Playground basketball player Joseph Kaplan is silhouetted as he drives for the hoop in Malden, Ma. (© Michael Maher).
I watched a lone player shooting baskets on a playground, and tried to come up with a way to make such a mundane activity visually interesting. The setting sun in my eyes gave me the idea to create a silhouette of the player laying the ball into the basket. As the sun set, it minimized the light on the playground and my basketball player, but still maintained a bright sky, so I lay on the ground under the basket and used the sky as my background. A silhouette requires a background approximately four times (two f-stops) brighter than the foreground. To make this a great picture, I needed the player’s arms and legs to be fully extended, creating a silhouette that clearly outlined all the key body parts (head, torso, two legs, two arms, etc.). It was challenging for me to fit him, the ball, and the basket into the frame, but he had the toughest job, for he had to simultaneously: 1) soar toward the basket holding the ball in one hand, 2) extend his arms and legs away from his torso to clearly display an outline of his body parts and 3) avoid stepping on me. He did about between 50 and 60 lay-ups while I lay on the ground under him and the basket, shooting up at the sky. As he got tired, he had to concentrate a little extra to avoid landing on me after laying the ball in.

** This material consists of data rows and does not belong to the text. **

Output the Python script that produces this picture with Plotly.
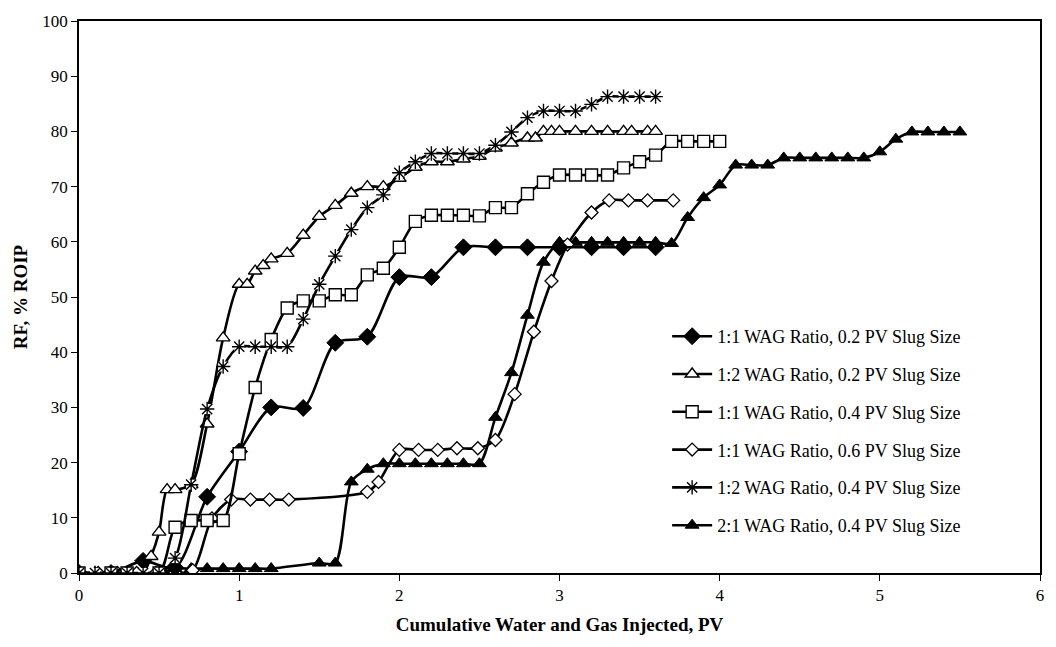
import plotly.graph_objects as go

# ---------------- data ----------------
names = [
    "1:1 WAG Ratio, 0.2 PV Slug Size",
    "1:2 WAG Ratio, 0.2 PV Slug Size",
    "1:1 WAG Ratio, 0.4 PV Slug Size",
    "1:1 WAG Ratio, 0.6 PV Slug Size",
    "1:2 WAG Ratio, 0.4 PV Slug Size",
    "2:1 WAG Ratio, 0.4 PV Slug Size",
]

s1_x = [0, 0.2, 0.4, 0.6, 0.8, 1.0, 1.2, 1.4, 1.6, 1.8, 2.0, 2.2, 2.4, 2.6, 2.8, 3.0, 3.2, 3.4, 3.6]
s1_y = [0, 0, 2.2, 1.0, 13.8, 22, 30.0, 29.9, 41.7, 42.8, 53.6, 53.6, 59.0, 59.0, 59.0, 59.0, 59.0, 59.0, 59.0]

s2_x = [0, 0.1, 0.2, 0.3, 0.4, 0.45, 0.5, 0.55, 0.6, 0.7, 0.8, 0.9, 1.0, 1.05, 1.1, 1.15, 1.2, 1.3, 1.4,
        1.5, 1.6, 1.7, 1.8, 1.9, 2.0, 2.1, 2.2, 2.3, 2.4, 2.5, 2.6, 2.7, 2.8, 2.85, 2.9, 2.95, 3.0, 3.1,
        3.2, 3.3, 3.4, 3.45, 3.55, 3.6]
s2_y = [0, 0, 0, 0, 0, 3.0, 7.4, 15.1, 15.1, 16.0, 27.0, 42.6, 52.3, 52.3, 54.7, 55.7, 56.9, 57.9, 61.2,
        64.6, 66.6, 68.8, 70.0, 70.0, 71.5, 73.5, 74.5, 74.5, 75.0, 75.5, 77.0, 77.9, 78.8, 78.8, 80.0, 80.0,
        80.0, 80.0, 80.0, 80.0, 80.0, 80.0, 80.0, 80.0]

s3_x = [0, 0.2, 0.3, 0.5, 0.6, 0.7, 0.8, 0.9, 1.0, 1.1, 1.2, 1.3, 1.4, 1.5, 1.6, 1.7, 1.8, 1.9, 2.0, 2.1,
        2.2, 2.3, 2.4, 2.5, 2.6, 2.7, 2.8, 2.9, 3.0, 3.1, 3.2, 3.3, 3.4, 3.5, 3.6, 3.7, 3.8, 3.9, 4.0]
s3_y = [0, 0, 0, 0, 8.3, 9.5, 9.5, 9.5, 21.6, 33.6, 42.3, 48.0, 49.3, 49.3, 50.4, 50.4, 54.0, 55.2, 59.0,
        63.7, 64.8, 64.8, 64.8, 64.7, 66.2, 66.2, 68.7, 70.8, 72.1, 72.1, 72.1, 72.1, 73.4, 74.5, 75.7,
        78.2, 78.2, 78.2, 78.2]

s4_x = [0, 0.12, 0.24, 0.36, 0.48, 0.6, 0.71, 0.83, 0.95, 1.07, 1.19, 1.31, 1.8, 1.87, 2.0, 2.12, 2.24,
        2.36, 2.49, 2.6, 2.72, 2.84, 2.95, 3.05, 3.2, 3.31, 3.43, 3.55, 3.71]
s4_y = [0, 0, 0, 0, 0, 0, 0.5, 9.9, 13.3, 13.3, 13.3, 13.3, 14.7, 16.5, 22.3, 22.3, 22.3, 22.6, 22.6,
        24.1, 32.4, 43.7, 52.9, 59.5, 65.3, 67.5, 67.5, 67.5, 67.5]

s5_x = [0, 0.1, 0.2, 0.3, 0.4, 0.5, 0.6, 0.7, 0.8, 0.9, 1.0, 1.1, 1.2, 1.3, 1.4, 1.5, 1.6, 1.7, 1.8, 1.9,
        2.0, 2.1, 2.2, 2.3, 2.4, 2.5, 2.6, 2.7, 2.8, 2.9, 3.0, 3.1, 3.2, 3.3, 3.4, 3.5, 3.6]
s5_y = [0, 0, 0, 0, 0, 0, 2.7, 16.0, 29.7, 37.4, 41.0, 41.0, 41.0, 41.0, 46.0, 52.3, 57.4, 62.2, 66.2,
        68.5, 72.5, 74.5, 76.0, 76.0, 76.0, 76.0, 77.5, 79.9, 82.5, 83.7, 83.7, 83.7, 84.9, 86.3, 86.3,
        86.3, 86.3]

s6_x = [0, 0.1, 0.2, 0.3, 0.4, 0.5, 0.6, 0.7, 0.8, 0.9, 1.0, 1.1, 1.2, 1.5, 1.6, 1.7, 1.8, 1.9, 2.0,
        2.1, 2.2, 2.3, 2.4, 2.5, 2.6, 2.7, 2.8, 2.9, 3.0, 3.1, 3.2, 3.3, 3.4, 3.5, 3.6, 3.7, 3.8, 3.9,
        4.0, 4.1, 4.2, 4.3, 4.4, 4.5, 4.6, 4.7, 4.8, 4.9, 5.0, 5.1, 5.2, 5.3, 5.4, 5.5]
s6_y = [0, 0, 0, 0, 0, 0, 0.8, 0.8, 0.8, 0.8, 0.8, 0.8, 0.8, 1.8, 1.8, 16.5, 18.8, 19.8, 19.8,
        19.8, 19.8, 19.8, 19.8, 19.8, 28.2, 36.3, 46.7, 56.3, 59.9, 59.9, 59.9, 59.9, 59.9, 59.9, 59.9,
        59.7, 64.4, 68.0, 70.3, 73.9, 73.9, 73.9, 75.2, 75.2, 75.2, 75.2, 75.2, 75.2, 76.3, 78.6, 79.9,
        79.9, 79.9, 79.9]

x_ticks = [0, 1, 2, 3, 4, 5, 6]
y_ticks = [0, 10, 20, 30, 40, 50, 60, 70, 80, 90, 100]
x_title = "Cumulative Water and Gas Injected, PV"
y_title = "RF, % ROIP"

# ---------------- styles ----------------
LW = 2.6
markers = [
    dict(symbol="diamond", size=13, color="black", line=dict(color="black", width=1)),
    dict(symbol="triangle-up", size=12, color="white", line=dict(color="black", width=1.4)),
    dict(symbol="square", size=12, color="white", line=dict(color="black", width=1.4)),
    dict(symbol="diamond", size=10, color="white", line=dict(color="black", width=1.3)),
    dict(symbol="asterisk-open", size=12, color="black", line=dict(color="black", width=1.4)),
    dict(symbol="triangle-up", size=12, color="black", line=dict(color="black", width=1)),
]
series = [(s1_x, s1_y), (s2_x, s2_y), (s3_x, s3_y), (s4_x, s4_y), (s5_x, s5_y), (s6_x, s6_y)]

fig = go.Figure()

for i, nm in enumerate(names):
    fig.add_trace(go.Scatter(
        x=[None], y=[None], mode="lines+markers", name=nm,
        line=dict(color="black", width=LW), marker=markers[i],
        legendgroup=f"g{i}", showlegend=True, hoverinfo="skip"))

draw_order = [5, 3, 0, 2, 1, 4]
for i in draw_order:
    xs, ys = series[i]
    line = dict(color="black", width=LW, shape="spline", smoothing=0.8)
    if i == 4:
        fig.add_trace(go.Scatter(x=xs, y=ys, mode="lines", line=line,
                                 showlegend=False, legendgroup=f"g{i}", hoverinfo="skip"))
        fig.add_trace(go.Scatter(x=xs, y=ys, mode="markers",
                                 marker=dict(symbol="square", size=10, color="white",
                                             line=dict(width=0)),
                                 showlegend=False, legendgroup=f"g{i}", hoverinfo="skip"))
        fig.add_trace(go.Scatter(x=xs, y=ys, mode="markers", marker=markers[i],
                                 showlegend=False, legendgroup=f"g{i}"))
    else:
        fig.add_trace(go.Scatter(x=xs, y=ys, mode="lines+markers", line=line,
                                 marker=markers[i], showlegend=False, legendgroup=f"g{i}"))

FONT = "'Liberation Serif', 'Times New Roman', serif"
fig.update_layout(
    width=1056, height=647,
    margin=dict(l=79, r=12, t=16, b=74),
    paper_bgcolor="white", plot_bgcolor="white",
    font=dict(family=FONT, size=17, color="black"),
    showlegend=True,
    legend=dict(
        x=0.612, y=0.462, xanchor="left", yanchor="top",
        bgcolor="rgba(0,0,0,0)", borderwidth=0,
        font=dict(family=FONT, size=18, color="black"),
        traceorder="grouped", tracegroupgap=11.4, itemwidth=40,
    ),
    xaxis=dict(
        range=[0, 6], tickvals=x_ticks, ticktext=[str(v) for v in x_ticks],
        showgrid=False, zeroline=False,
        showline=True, linecolor="black", linewidth=1.5, mirror=True,
        ticks="outside", ticklen=6, tickwidth=1.2, tickcolor="black",
        tickfont=dict(family=FONT, size=17),
        title=dict(text="<b>" + x_title + "</b>", font=dict(family=FONT, size=19), standoff=14),
    ),
    yaxis=dict(
        range=[0, 100], tickvals=y_ticks, ticktext=[str(v) for v in y_ticks],
        showgrid=False, zeroline=False,
        showline=True, linecolor="black", linewidth=1.5, mirror=True,
        ticks="outside", ticklen=6, tickwidth=1.2, tickcolor="black",
        tickfont=dict(family=FONT, size=17),
        title=dict(text="<b>" + y_title + "</b>", font=dict(family=FONT, size=19), standoff=10),
    ),
)

fig.write_html("out.html")
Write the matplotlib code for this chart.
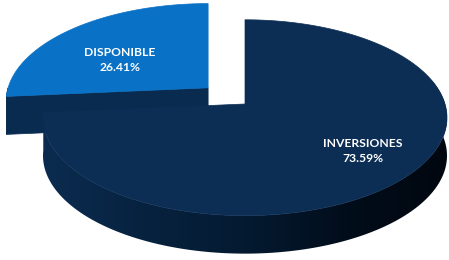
import numpy as np
import matplotlib.pyplot as plt
from matplotlib.patches import Polygon
from matplotlib.colors import LinearSegmentedColormap

# data
labels = ['INVERSIONES', 'DISPONIBLE']
values = [73.59, 26.41]
colors_top = ['#0c2e54', '#0a72c6']
explode = [0.0, 0.25]

# fake 3d pie geometry (pixel space)
CX, CY = 245, 104
RX, RY = 200, 96
K = 0.14      # perspective
DEPTH = 38


def proj(cx, cy, t_deg, r=1.0):
    t = np.radians(t_deg)
    s = np.sin(t) * r
    d = 1 + K * s
    return cx + RX * r * np.cos(t) / d, cy - RY * s / d


fig = plt.figure(figsize=(4.49, 2.60), dpi=100)
ax = fig.add_axes([0, 0, 1, 1])
ax.set_xlim(0, 449)
ax.set_ylim(260, 0)
ax.axis('off')

# slice angles: start at top, disponible counter-clockwise
total = sum(values)
span_d = values[1] / total * 360
slices = {
    1: (90, 90 + span_d),
    0: (90 + span_d, 450),
}

centers = {}
for i, (a0, a1) in slices.items():
    mid = (a0 + a1) / 2
    dx = explode[i] * RX * np.cos(np.radians(mid))
    dy = -explode[i] * RY * np.sin(np.radians(mid))
    centers[i] = (CX + dx, CY + dy)


def top_poly(i):
    a0, a1 = slices[i]
    cx, cy = centers[i]
    ts = np.linspace(a0, a1, 300)
    xs, ys = proj(cx, cy, ts)
    return np.vstack([[cx, cy], np.column_stack([xs, ys])])


# exploded slice: cut wall facing viewer
cx, cy = centers[1]
a1 = slices[1][1]
ex, ey = proj(cx, cy, a1)
wall = [(cx, cy), (ex, ey), (ex, ey + DEPTH), (cx, cy + DEPTH)]
ax.add_patch(Polygon(wall, closed=True, fc='#0a2b50', ec='#0a2b50', lw=0.5))
ts = np.linspace(180, a1, 10)
xs, ys = proj(cx, cy, ts)
arc = np.vstack([np.column_stack([xs, ys]), np.column_stack([xs[::-1], ys[::-1] + DEPTH])])
ax.add_patch(Polygon(arc, closed=True, fc='#0a2b50', ec='#0a2b50', lw=0.5))
ax.add_patch(Polygon(top_poly(1), closed=True, fc=colors_top[1], ec=colors_top[1], lw=0.5))

# main slice side wall, gradient clipped to the wall shape
cx, cy = centers[0]
ts = np.linspace(slices[0][0], 375, 300)
xs, ys = proj(cx, cy, ts)
side = np.vstack([np.column_stack([xs, ys]), np.column_stack([xs[::-1], ys[::-1] + DEPTH])])
side_patch = Polygon(side, closed=True, fc='none', ec='none')
ax.add_patch(side_patch)
cmap = LinearSegmentedColormap.from_list('side', ['#0b2c50', '#07223f', '#041a31', '#020d1b', '#01070f'])
grad = np.linspace(0, 1, 256).reshape(1, -1)
im = ax.imshow(grad, cmap=cmap, extent=(xs.min(), xs.max(), ys.max() + DEPTH, ys.min()),
               aspect='auto', zorder=1)
im.set_clip_path(side_patch)

top_main = Polygon(top_poly(0), closed=True, fc=colors_top[0], ec=colors_top[0], lw=0.5, zorder=2)
ax.add_patch(top_main)
ax.set_xlim(0, 449)
ax.set_ylim(260, 0)

# labels
lab_pos = {0: (0.8, 0.68), 1: (0.6, 0.45)}
for i, (a0, a1) in slices.items():
    mid = (a0 + a1) / 2
    cx, cy = centers[i]
    rx_f, ry_f = lab_pos[i]
    t = np.radians(mid)
    lx = cx + RX * rx_f * np.cos(t)
    ly = cy - RY * ry_f * np.sin(t) / (1 + K * ry_f * np.sin(t))
    ax.text(lx, ly, f'{labels[i]}\n{values[i]:.2f}%', color='white', fontsize=8.7,
            fontweight='bold', ha='center', va='center', linespacing=1.4,
            family='Lato', zorder=3)

fig.savefig('out.png', dpi=100)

For dramatic effect, I used high contrast to make his image extra black, and added a black border.
1) A silhouette can make an ordinary activity far more dramatic.
2) Successful silhouettes require that the background have about four times (or two f-stops) more light on it than the subject in the foreground.
3) The subject’s shape and form must be distinctly defined to create a strong silhouette picture.